El invierno llega en aquella celda solitaria y la salud de la joven se resiente. Emilia pide al gobernador civil que la liberen por su embarazo y su delicado estado; no recibe respuesta. El 13 de enero, a las dos de la madrugada, en la estera de esparto sobre la que duerme, la Canastera da a luz con la sola ayuda de varias reclusas que logran entrar en aquel agujero. El milagro es una niña, que Lola bautiza esa tarde como Ángeles. Por la noche, madre e hija son trasladadas al hospital. Las graves hemorragias de Emilia no impiden que cuatro días después ambas regresen a la misma celda. Y Emilia empeora. El 25 de enero, una carroza de caballos lleva su cuerpo casi sin vida al hospital. La hermosa gitana se está muriendo. Aquella mañana, a las nueve y media, respiró por última vez. El certificado médico señala una infección fruto del parto, añadida a un cuadro de bronconeumonía.
"La Iglesia no considera mártir sólo a aquel que fue asesinado por vivir su fe, sino a quien, como Emilia, fue castigada dejándola morir", subraya José Juan Alarcón.

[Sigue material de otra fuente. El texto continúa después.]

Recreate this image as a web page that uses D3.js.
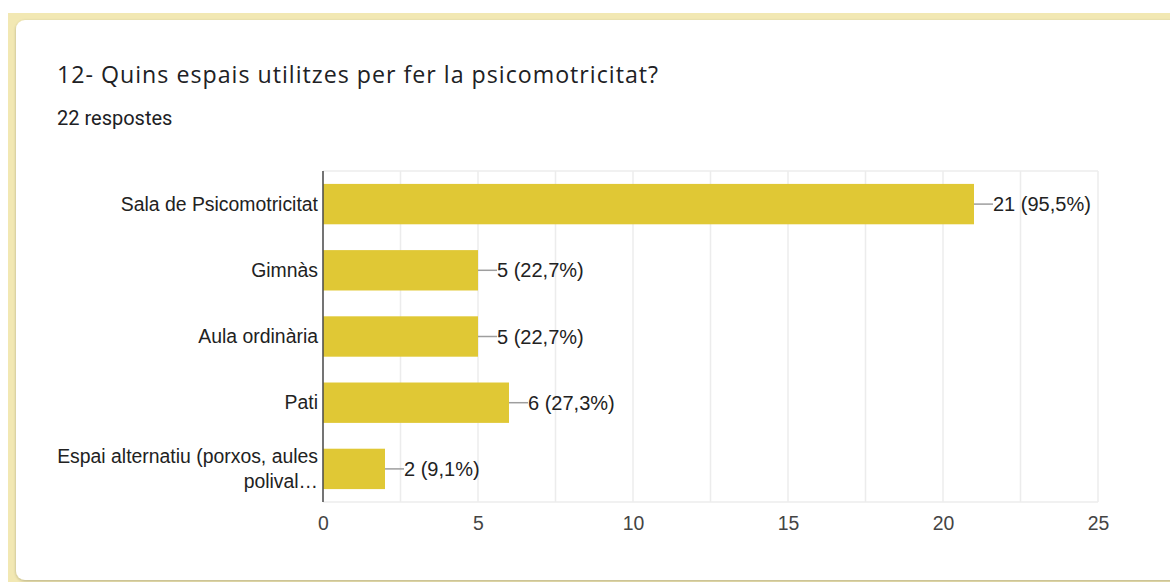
<!DOCTYPE html>
<html>
<head>
<meta charset="utf-8">
<script src="https://cdnjs.cloudflare.com/ajax/libs/d3/7.8.5/d3.min.js"></script>
<style>
  html, body { margin: 0; padding: 0; background: #ffffff; }
  svg { display: block; }
</style>
</head>
<body>
<svg id="chart" width="1170" height="582"></svg>
<script>
// Survey question and answer counts
const title = "12- Quins espais utilitzes per fer la psicomotricitat?";
const totalResponses = 22;
const categories = [
  "Sala de Psicomotricitat",
  "Gimnàs",
  "Aula ordinària",
  "Pati",
  "Espai alternatiu (porxos, aules polival…"
];
const categoryLines = [
  ["Sala de Psicomotricitat"],
  ["Gimnàs"],
  ["Aula ordinària"],
  ["Pati"],
  ["Espai alternatiu (porxos, aules", "polival…"]
];
const counts = [21, 5, 5, 6, 2];
const tickValues = [0, 5, 10, 15, 20, 25];
const gridValues = [0, 2.5, 5, 7.5, 10, 12.5, 15, 17.5, 20, 22.5, 25];

const svg = d3.select("#chart");
const W = 1170, H = 582;

// card shadow
const defs = svg.append("defs");
const f = defs.append("filter").attr("id", "shadow")
  .attr("x", "-5%").attr("y", "-5%").attr("width", "110%").attr("height", "110%");
f.append("feGaussianBlur").attr("in", "SourceAlpha").attr("stdDeviation", 1.5);
f.append("feOffset").attr("dx", 0).attr("dy", 0.5).attr("result", "b");
f.append("feComponentTransfer").append("feFuncA").attr("type", "linear").attr("slope", 0.25);
const m = f.append("feMerge");
m.append("feMergeNode");
m.append("feMergeNode").attr("in", "SourceGraphic");

// page frame and card
svg.append("rect").attr("x", 8).attr("y", 13).attr("width", W).attr("height", H)
  .attr("fill", "#f2e8b3");
svg.append("rect").attr("x", 16).attr("y", 20).attr("width", W + 2).attr("height", 560)
  .attr("rx", 9).attr("fill", "#ffffff").attr("filter", "url(#shadow)");

// heading
svg.append("text").attr("x", 57).attr("y", 83)
  .attr("font-family", "'Open Sans', Roboto, sans-serif").attr("font-size", 23.2)
  .attr("letter-spacing", 1).attr("fill", "#202124").text(title);
svg.append("text").attr("x", 57).attr("y", 125)
  .attr("font-family", "Roboto, 'Noto Sans', sans-serif").attr("font-size", 20)
  .attr("fill", "#202124").text(totalResponses + " respostes");

// plot area
const plot = { left: 323, right: 1098, top: 171, bottom: 502 };
const x = d3.scaleLinear().domain([0, 25]).range([plot.left, plot.right]);
const y = d3.scaleBand().domain(categories).range([plot.top, plot.bottom])
  .paddingInner(0.39).paddingOuter(0.195);

const font = "'Liberation Sans', Arial, sans-serif";
const fs = 19.4;

// gridlines
const g = svg.append("g");
g.selectAll("line.grid").data(gridValues).join("line")
  .attr("class", "grid")
  .attr("x1", d => x(d)).attr("x2", d => x(d))
  .attr("y1", plot.top).attr("y2", plot.bottom)
  .attr("stroke", "#ececec").attr("stroke-width", 1.5);
g.append("line").attr("x1", plot.left).attr("x2", plot.right)
  .attr("y1", plot.top).attr("y2", plot.top)
  .attr("stroke", "#ececec").attr("stroke-width", 1.5);
g.append("line").attr("x1", plot.left).attr("x2", plot.right)
  .attr("y1", plot.bottom).attr("y2", plot.bottom)
  .attr("stroke", "#ececec").attr("stroke-width", 1.5);

// bars
const data = categories.map((c, i) => ({ c, v: counts[i], lines: categoryLines[i] }));
svg.append("g").selectAll("rect").data(data).join("rect")
  .attr("x", x(0)).attr("y", d => y(d.c))
  .attr("width", d => x(d.v) - x(0)).attr("height", y.bandwidth())
  .attr("fill", "#e0c835");

// baseline axis at zero
svg.append("line").attr("x1", x(0)).attr("x2", x(0))
  .attr("y1", plot.top).attr("y2", plot.bottom)
  .attr("stroke", "#4a4a4a").attr("stroke-width", 1.5);

// x axis labels
const xAxis = d3.axisBottom(x).tickValues(tickValues).tickSize(0).tickPadding(14);
const xa = svg.append("g").attr("transform", `translate(0,${plot.bottom})`).call(xAxis);
xa.select(".domain").remove();
xa.selectAll("text").attr("font-family", font).attr("font-size", fs).attr("fill", "#444");

// category labels
const lineH = 25;
const cl = svg.append("g").selectAll("text").data(data).join("text")
  .attr("text-anchor", "end")
  .attr("font-family", font).attr("font-size", fs).attr("fill", "#222");
cl.each(function(d) {
  const t = d3.select(this);
  const cy = y(d.c) + y.bandwidth() / 2;
  const n = d.lines.length;
  d.lines.forEach((ln, k) => {
    t.append("tspan").attr("x", plot.left - 5)
      .attr("y", cy + (k - (n - 1) / 2) * lineH)
      .attr("dy", "0.35em").text(ln);
  });
});

// value labels with leader lines
const pct = v => d3.format(".1f")(v / totalResponses * 100).replace(".", ",") + "%";
const vl = svg.append("g").selectAll("g").data(data).join("g");
vl.append("line")
  .attr("x1", d => x(d.v)).attr("x2", d => x(d.v) + 19)
  .attr("y1", d => y(d.c) + y.bandwidth() / 2).attr("y2", d => y(d.c) + y.bandwidth() / 2)
  .attr("stroke", "#9e9e9e").attr("stroke-width", 1.5);
vl.append("text")
  .attr("x", d => x(d.v) + 19).attr("y", d => y(d.c) + y.bandwidth() / 2)
  .attr("dy", "0.35em")
  .attr("font-family", font).attr("font-size", 20).attr("fill", "#222")
  .text(d => `${d.v} (${pct(d.v)})`);
</script>
</body>
</html>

El religioso sonríe estos días: está viendo cumplido un sueño que empezó en 1995, cuando arrancó el proceso de canonización de los "mártires de Almería". Con ellos ya serán por encima de un millar los españoles beatificados por su persecución y muerte durante la Guerra Civil. Hay más iniciativas en marcha, desde que Juan Pablo II abriera el camino que cerró Pablo VI para no interferir en la Transición. La Iglesia española calcula hasta 7.000 mártires...

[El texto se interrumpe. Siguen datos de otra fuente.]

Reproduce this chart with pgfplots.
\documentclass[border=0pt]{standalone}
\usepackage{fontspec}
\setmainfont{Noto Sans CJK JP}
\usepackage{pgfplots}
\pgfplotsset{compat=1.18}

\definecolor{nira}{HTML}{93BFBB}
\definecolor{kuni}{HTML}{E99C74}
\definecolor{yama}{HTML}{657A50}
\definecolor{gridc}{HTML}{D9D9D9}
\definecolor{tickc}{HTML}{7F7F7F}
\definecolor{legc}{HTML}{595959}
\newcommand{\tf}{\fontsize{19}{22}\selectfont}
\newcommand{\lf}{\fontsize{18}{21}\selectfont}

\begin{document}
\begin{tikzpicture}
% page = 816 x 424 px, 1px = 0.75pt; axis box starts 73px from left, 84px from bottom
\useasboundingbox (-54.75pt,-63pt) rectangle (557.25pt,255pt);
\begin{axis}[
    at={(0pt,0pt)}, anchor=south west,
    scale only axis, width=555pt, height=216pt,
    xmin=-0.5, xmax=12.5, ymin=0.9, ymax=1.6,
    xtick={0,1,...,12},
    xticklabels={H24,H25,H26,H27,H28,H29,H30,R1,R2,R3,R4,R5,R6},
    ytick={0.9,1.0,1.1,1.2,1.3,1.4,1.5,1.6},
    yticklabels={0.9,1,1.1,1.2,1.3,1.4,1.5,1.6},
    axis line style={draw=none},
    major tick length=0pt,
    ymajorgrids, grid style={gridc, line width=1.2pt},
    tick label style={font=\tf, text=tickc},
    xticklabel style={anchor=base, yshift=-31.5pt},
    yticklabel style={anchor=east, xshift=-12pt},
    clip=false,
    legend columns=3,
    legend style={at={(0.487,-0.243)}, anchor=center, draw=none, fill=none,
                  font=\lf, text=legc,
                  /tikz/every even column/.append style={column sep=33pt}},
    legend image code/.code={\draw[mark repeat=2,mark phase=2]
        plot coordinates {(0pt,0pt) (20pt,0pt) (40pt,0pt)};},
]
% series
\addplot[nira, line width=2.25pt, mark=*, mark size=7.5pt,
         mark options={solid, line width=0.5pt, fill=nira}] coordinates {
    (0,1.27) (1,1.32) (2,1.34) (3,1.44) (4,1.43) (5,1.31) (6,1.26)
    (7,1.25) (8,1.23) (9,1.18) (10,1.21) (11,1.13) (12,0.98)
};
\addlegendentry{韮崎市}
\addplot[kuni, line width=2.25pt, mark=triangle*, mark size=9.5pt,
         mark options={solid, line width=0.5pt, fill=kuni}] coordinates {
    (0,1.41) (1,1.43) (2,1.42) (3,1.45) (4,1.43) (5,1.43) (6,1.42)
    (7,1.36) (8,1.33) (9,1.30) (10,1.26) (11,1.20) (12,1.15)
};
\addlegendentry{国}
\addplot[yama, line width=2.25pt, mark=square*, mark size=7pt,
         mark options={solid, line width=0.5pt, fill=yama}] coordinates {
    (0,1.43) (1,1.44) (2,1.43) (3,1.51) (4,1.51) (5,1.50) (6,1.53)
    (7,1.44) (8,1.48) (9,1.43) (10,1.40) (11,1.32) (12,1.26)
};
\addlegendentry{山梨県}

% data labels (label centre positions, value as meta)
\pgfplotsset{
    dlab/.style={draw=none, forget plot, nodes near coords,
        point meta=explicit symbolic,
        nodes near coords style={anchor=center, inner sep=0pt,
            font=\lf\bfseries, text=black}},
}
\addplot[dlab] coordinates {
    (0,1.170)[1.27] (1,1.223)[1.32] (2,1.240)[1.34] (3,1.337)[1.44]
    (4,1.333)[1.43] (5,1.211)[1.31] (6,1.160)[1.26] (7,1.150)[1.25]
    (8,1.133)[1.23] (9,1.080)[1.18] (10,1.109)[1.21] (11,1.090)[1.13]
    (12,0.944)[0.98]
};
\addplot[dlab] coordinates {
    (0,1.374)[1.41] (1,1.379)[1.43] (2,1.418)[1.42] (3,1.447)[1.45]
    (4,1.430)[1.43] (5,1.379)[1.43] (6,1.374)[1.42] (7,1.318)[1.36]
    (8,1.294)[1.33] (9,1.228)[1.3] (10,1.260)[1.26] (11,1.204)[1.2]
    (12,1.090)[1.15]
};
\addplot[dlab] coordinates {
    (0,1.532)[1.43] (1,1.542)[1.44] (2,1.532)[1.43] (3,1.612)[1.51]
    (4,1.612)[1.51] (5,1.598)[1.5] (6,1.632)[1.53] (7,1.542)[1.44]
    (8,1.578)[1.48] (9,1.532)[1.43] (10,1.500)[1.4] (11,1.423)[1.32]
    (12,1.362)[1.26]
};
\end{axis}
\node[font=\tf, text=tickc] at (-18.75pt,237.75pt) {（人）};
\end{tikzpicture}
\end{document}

¿Y qué fue de Emilia? Su sepultura figura en el libro de ingresos del cementerio municipal de Almería. Sus restos fueron arrojados a una fosa común, sin nombre. ¿Y Juan? Salió libre cuando las tropas nacionales llegaron a Almería. Se volvió a casar, con la hermana pequeña de la Canastera, Isabel. Ambos han muerto y no constan hijos.

¿Y aquella niña que vino al mundo en una celda? "No hemos encontrado nada", dice Alarcón. Se sabe que figura como acogida en "los establecimientos benéficos de la Diputación almeriense". Se sospecha que fue dada en adopción, quizá a una familia republicana. Pero nunca se supo más de su paradero. Probablemente le dieran otro nombre, distinto al de Ángeles Cortés Fernández. Aquella niña debería tener hoy 77 años y, si vive, lo más seguro es que desconozca que este martes el Papa estampó su firma bajo el nombre de su verdadera madre, la primera calé mártir.

Emilia la Canastera pasará a la historia como la primera mujer gitana declarada mártir en todo el mundo. Emilia Fernández Rodríguez nació en 1914 en Tíjola (Almería) y se crió en sus humildes cuevas, donde no aprendió a leer ni a escribir, aunque sus padres le enseñaron el arte de hacer canastas, que vendía para poder subsistir. Tras casarse con un hombre de su etnia por el ceremonial gitano, su marido fue llamado a filas por el bando republicano, a lo que el matrimonio se negó, por lo que ambos fueron detenidos. Ella ingresó en la cárcel almeriense de Gachas Colorás, y fue condenada a seis años de prisión. En la cárcel, ya embarazada, pidió a sus catequistas que le enseñaran a rezar, y cuando le pidieron que delatara a quienes lo habían hecho, se negó a hacerlo, por lo que fue aislada y abandonada en una celda, donde, sobre un jergón de esparto, desatendida, parió una niña, que su catequista bautizó con el nombre de Ángela. La falta de cuidados tras el parto la llevaron finalmente a la muerte, sin denunciar a quien le había enseñado a rezar el rosario. Fue enterrada en una fosa común del cementerio de Almería, aunque sus restos no han podido ser identificados.